Reproduce each line bearing the word "standalone".

▶ _Records shown_:
==============================

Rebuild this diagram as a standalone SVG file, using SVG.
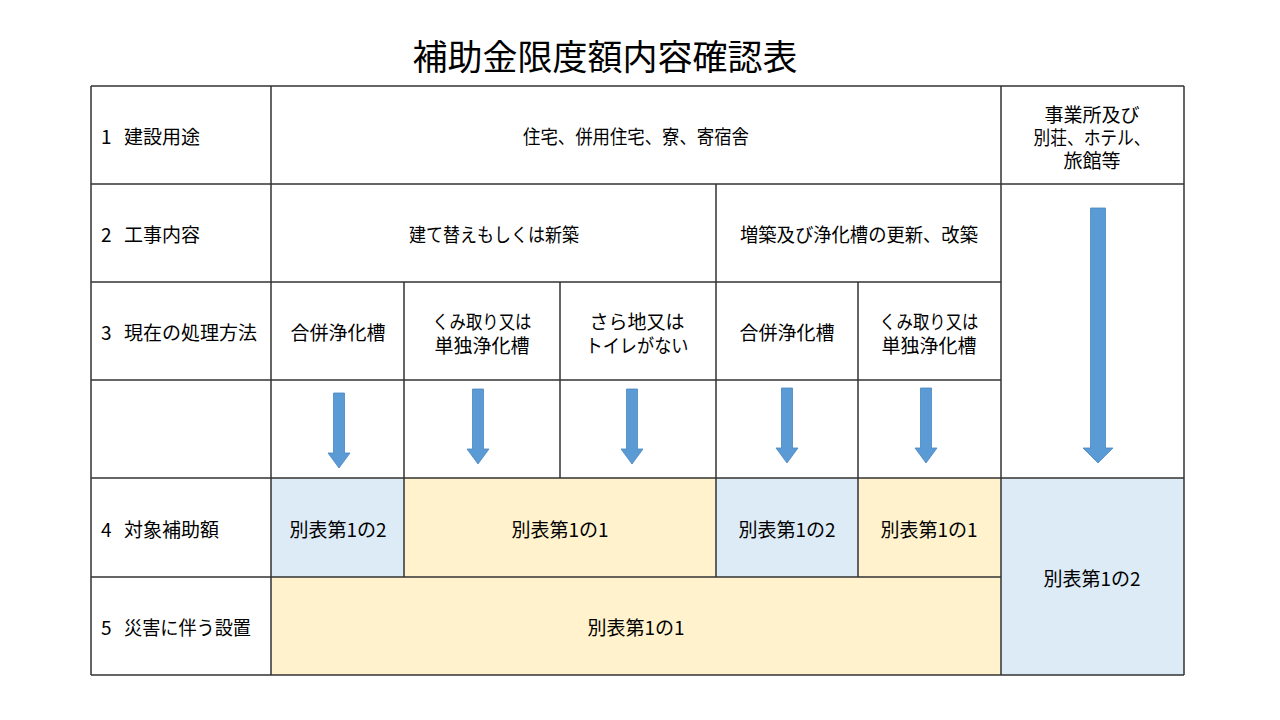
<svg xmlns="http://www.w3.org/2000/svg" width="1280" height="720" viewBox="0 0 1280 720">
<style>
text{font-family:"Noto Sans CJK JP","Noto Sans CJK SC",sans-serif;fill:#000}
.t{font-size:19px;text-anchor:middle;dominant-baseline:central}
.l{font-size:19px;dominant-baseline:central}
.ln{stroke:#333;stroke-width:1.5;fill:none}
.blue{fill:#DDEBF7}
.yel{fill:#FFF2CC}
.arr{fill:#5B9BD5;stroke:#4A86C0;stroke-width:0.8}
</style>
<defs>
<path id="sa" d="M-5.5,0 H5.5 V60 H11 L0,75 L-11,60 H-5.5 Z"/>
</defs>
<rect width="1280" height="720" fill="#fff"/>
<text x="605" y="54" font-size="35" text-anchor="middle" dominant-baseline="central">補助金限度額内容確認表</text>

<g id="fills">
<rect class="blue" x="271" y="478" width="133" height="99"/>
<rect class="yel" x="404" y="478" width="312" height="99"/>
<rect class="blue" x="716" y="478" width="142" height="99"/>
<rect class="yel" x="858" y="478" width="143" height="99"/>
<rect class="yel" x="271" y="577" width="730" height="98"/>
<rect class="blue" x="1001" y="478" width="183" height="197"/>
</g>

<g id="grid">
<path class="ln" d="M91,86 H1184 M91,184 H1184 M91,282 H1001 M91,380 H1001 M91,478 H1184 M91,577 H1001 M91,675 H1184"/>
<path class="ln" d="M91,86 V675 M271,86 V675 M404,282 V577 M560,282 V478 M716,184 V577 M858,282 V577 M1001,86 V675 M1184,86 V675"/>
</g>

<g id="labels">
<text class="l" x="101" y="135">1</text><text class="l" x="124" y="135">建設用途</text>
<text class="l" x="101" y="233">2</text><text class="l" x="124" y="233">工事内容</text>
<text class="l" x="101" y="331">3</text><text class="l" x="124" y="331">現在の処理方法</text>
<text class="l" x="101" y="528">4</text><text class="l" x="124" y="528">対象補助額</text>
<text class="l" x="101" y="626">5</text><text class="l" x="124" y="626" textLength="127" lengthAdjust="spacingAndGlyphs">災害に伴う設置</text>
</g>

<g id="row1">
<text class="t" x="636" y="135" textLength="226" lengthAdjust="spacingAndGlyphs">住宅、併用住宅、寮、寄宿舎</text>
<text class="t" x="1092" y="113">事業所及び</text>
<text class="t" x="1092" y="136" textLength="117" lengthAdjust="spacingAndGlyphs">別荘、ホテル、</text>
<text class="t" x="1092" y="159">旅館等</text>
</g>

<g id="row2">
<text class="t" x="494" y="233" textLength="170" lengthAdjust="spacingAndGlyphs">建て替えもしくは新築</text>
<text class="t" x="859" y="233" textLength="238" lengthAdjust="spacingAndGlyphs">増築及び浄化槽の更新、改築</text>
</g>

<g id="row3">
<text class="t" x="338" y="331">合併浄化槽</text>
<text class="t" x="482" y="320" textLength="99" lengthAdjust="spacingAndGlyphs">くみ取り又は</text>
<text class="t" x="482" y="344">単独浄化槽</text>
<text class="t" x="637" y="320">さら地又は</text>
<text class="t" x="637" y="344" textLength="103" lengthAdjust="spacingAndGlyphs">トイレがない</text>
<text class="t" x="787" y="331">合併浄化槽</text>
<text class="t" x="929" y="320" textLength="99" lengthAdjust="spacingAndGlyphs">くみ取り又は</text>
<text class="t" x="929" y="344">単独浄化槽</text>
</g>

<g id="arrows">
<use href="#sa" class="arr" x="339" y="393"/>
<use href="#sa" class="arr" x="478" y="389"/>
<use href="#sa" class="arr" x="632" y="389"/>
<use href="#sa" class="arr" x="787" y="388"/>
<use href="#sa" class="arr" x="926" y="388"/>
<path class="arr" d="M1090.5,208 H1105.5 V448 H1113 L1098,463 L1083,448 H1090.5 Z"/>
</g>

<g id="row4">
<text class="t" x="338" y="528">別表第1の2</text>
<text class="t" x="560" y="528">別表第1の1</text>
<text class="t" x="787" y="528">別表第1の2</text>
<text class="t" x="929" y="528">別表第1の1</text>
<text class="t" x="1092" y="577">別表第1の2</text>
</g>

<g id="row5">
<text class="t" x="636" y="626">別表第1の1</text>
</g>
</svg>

==============================

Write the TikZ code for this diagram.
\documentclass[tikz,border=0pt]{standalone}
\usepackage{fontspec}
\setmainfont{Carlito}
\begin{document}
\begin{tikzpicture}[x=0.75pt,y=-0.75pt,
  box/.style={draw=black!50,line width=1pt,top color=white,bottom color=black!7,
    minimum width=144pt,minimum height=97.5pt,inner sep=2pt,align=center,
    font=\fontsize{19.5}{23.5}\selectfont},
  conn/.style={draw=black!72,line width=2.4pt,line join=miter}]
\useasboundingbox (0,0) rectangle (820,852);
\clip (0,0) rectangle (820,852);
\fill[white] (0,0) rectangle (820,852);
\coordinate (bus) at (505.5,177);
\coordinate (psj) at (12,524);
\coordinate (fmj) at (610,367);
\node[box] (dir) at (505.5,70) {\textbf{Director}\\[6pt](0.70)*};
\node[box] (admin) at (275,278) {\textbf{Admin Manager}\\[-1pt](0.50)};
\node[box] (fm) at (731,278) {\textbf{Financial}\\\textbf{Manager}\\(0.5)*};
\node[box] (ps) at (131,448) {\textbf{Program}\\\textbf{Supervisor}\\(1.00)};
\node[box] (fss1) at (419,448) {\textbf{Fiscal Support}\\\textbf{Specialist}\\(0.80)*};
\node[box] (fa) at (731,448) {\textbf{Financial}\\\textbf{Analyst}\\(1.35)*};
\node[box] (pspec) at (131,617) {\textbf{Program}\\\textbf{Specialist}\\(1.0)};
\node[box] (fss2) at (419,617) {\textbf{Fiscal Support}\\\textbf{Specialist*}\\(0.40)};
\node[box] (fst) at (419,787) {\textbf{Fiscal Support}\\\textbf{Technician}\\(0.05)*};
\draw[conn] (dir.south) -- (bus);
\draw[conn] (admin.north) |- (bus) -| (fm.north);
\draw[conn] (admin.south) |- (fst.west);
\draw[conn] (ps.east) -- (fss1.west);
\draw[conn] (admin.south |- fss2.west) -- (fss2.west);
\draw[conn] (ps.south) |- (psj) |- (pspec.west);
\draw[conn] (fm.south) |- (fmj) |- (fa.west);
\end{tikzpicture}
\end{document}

==============================

▶ _Final answer_:
Rebuild this diagram as a standalone SVG file, using SVG.
\documentclass[tikz,border=0pt]{standalone}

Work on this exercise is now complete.